The single European currency in the third stage will certainly replace the D-Mark as one of the three leading currencies worldwide. The hope is that the ECU may even replace the US-dollar as the foremost international currency. The dollar now holds a share of around 45% of the invoicing of the six major industrialized countries, while the US share in trade is only around 27%. The yen accounts for 5% and D-Mark, French franc, UK pound and Italian lira together for around 50% (data from 1987). Foreign exchange transactions are dominated by the dollar with shares of 56,8% (trading home currency against a foreign currency) and 89,4 % (trading among third currencies) (data from 1989). Official foreign exchange reserves are denominated in US dollars at 63%, in yen at 7 % and in European currencies at 22% (16% in D-Mark) (data from 1988).
What would be the economic gains the Union could achieve by at least partially replacing the US-dollar by the ECU? The European Commission attempted to answer that question in its famous study "One Market, One Money", from which the above data are taken. It arrives at the conclusion that those gains are quite minor at not even 0,01% of Union GNP due to lower transaction costs by increased use of the ECU in trade of goods and services and by seignorage from foreign holdings of ECU cash.
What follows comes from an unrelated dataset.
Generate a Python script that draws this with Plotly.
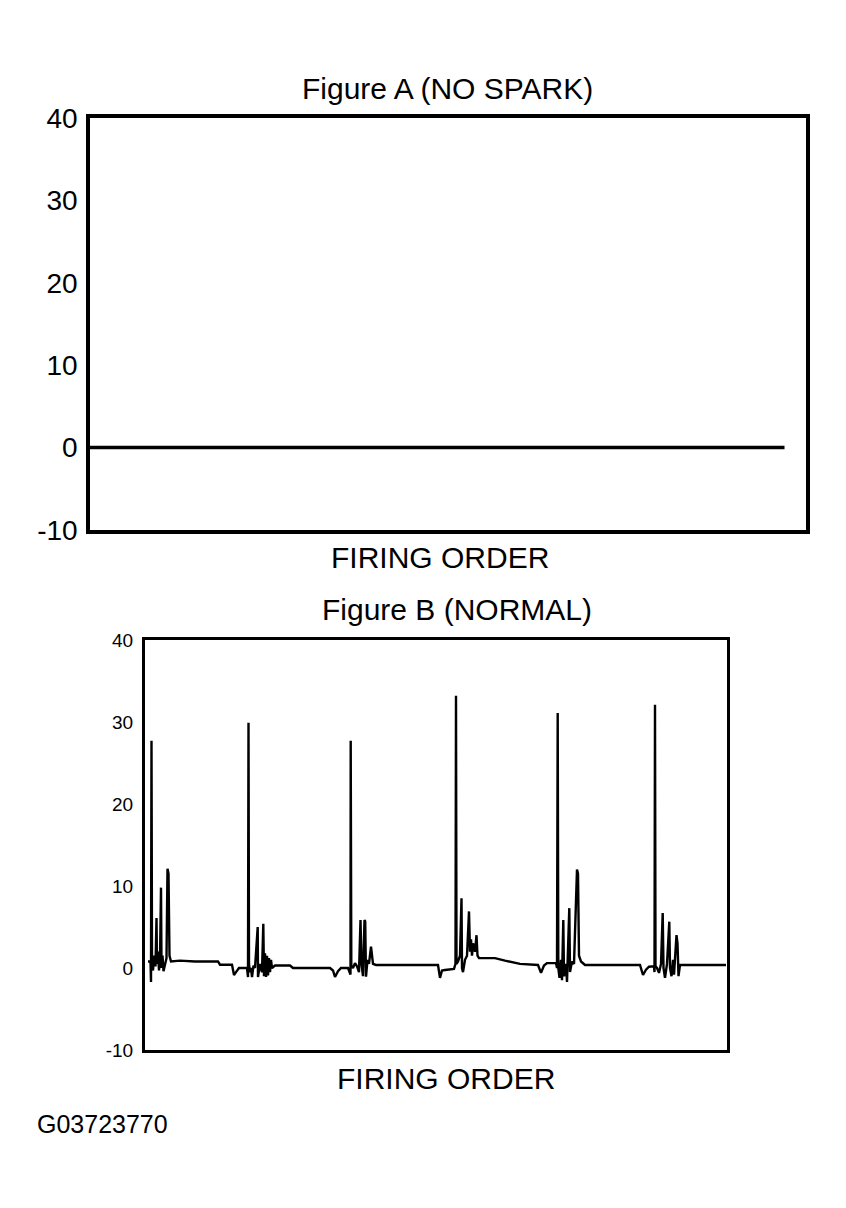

Foreign exchange reserves in the EU could be lowered by perhaps 200 billion US dollars. Some advantages cannot be quantified. They consist of a strengthened European position in international gremiums, and an enhanced weight in international policy co-ordination. The lower number of participants would make it easier to arrive at meaningful co-operation and co-ordination in international monetary policy and may be a building block of a more stable international monetary system.
The Union will reap those benefits only if it achieves a liberal exchange rate regime in the third stage. The Treaty on Monetary Union prescribes such a system already for the second stage and allows only for emergency measures. Even limited emergency prohibitions of capital transfers and payments would damage the reputation of the ECU seriously. If the European currency crisis of 1992 and 1993 shows one thing clearly, it is that currencies and currency managers live by their credibility and reputation. If the ECU were prone to become a mouse-trap currency, even for a limited period, even the relatively low gains from its enhanced international use would not materialize. The European Union can vest the ECU with a legal tender function and could perhaps prohibit its use for certain transactions, but it cannot force others to use it against their will. The first and second international currencies, the US dollar and the D-Mark, have either always been freely convertible or, in the case of the D-Mark, became internationally important currencies only after liberalization.
Finally, I would like to remind that the final goal of Monetary Union is what the Union should aim for, not a prolonged second stage. Instead of trying to establish a parallel currency system through the back door and under another name, all forces should be directed towards reaching that final goal, under the conditions of the Treaty in the light of nominal, real and structural convergence so that the single currency will be a strong currency, finalizing the internal market.